I'm looking to install an outdoor tap at my new house but want to get a good one that will last, won't leak and will be good to use. 

It will be joined properly to an existing cold water supply rather than a self cutting kit.

Who makes good taps?!
Should I be looking for brass, cast iron, chrome?
Is a lever tap better than the traditional tap?

Lots of questions for something that most won't give a second thought about :lol:


----------



## DTB (Dec 20, 2017)

Just a standard brass tap from Screwfix or your nearest plumbing supplier will be perfect. Probably more important is insulating your pipework outside to reduce the chance of it freezing, and making sure there is an isolating valve inside in case it does ever burst.


----------



## Andyblue (Jun 20, 2017)

And to add to above either bubble wrap the tap or buy a jacket for it for winter to help keep the frost off it...


----------



## Nick-ST (Mar 4, 2013)

A lever tap will give you a better bore generally. Also they are easier to turn on and off and a heck of a lot quicker too!


----------



## c87reed (Dec 9, 2015)

Used two of these at different properties. They are a decent kit, meeting the regs and achieve a good flow rate.

https://www.homebase.co.uk/oracstar-professional-garden-tap-kit_p462262


----------



## saul (Nov 27, 2013)

I have one of these, never leaked, let me down yet. Fitted this approx 3 years back. added benefit of having check valve. Like everyone else has said pipe lagging and a jacket for the tap

I also have a mini ball valve on the pipework inside.

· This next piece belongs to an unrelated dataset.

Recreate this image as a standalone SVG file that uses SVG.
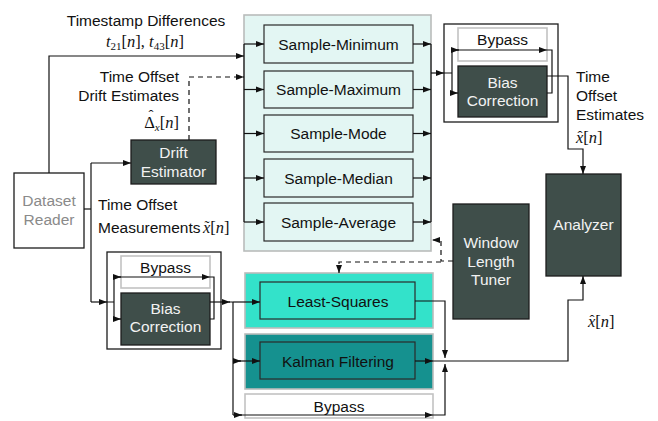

https://www.toolstation.com/shop/p3...MIpeXzwN_s2AIV1grTCh11mg2cEAQYAyABEgJmX_D_BwE

https://www.toolstation.com/shop/Plumbing/d20/Gas+Fittings/sd2700/Gas+Mini+Ball+Valve/p92196


----------



## P4ULT (Apr 6, 2007)

Any tap will be fine just let ensure you get one with a check valve built in or add o e on to the pipe work.


----------



## Forsh (Jun 13, 2014)

If you're putting the tap where the pipe comes through the wall then these avoid any pipe work exposed to the cold other than the tap
https://www.toolstation.com/shop/p33291?table=no

Pegler are a respected brand for valves


----------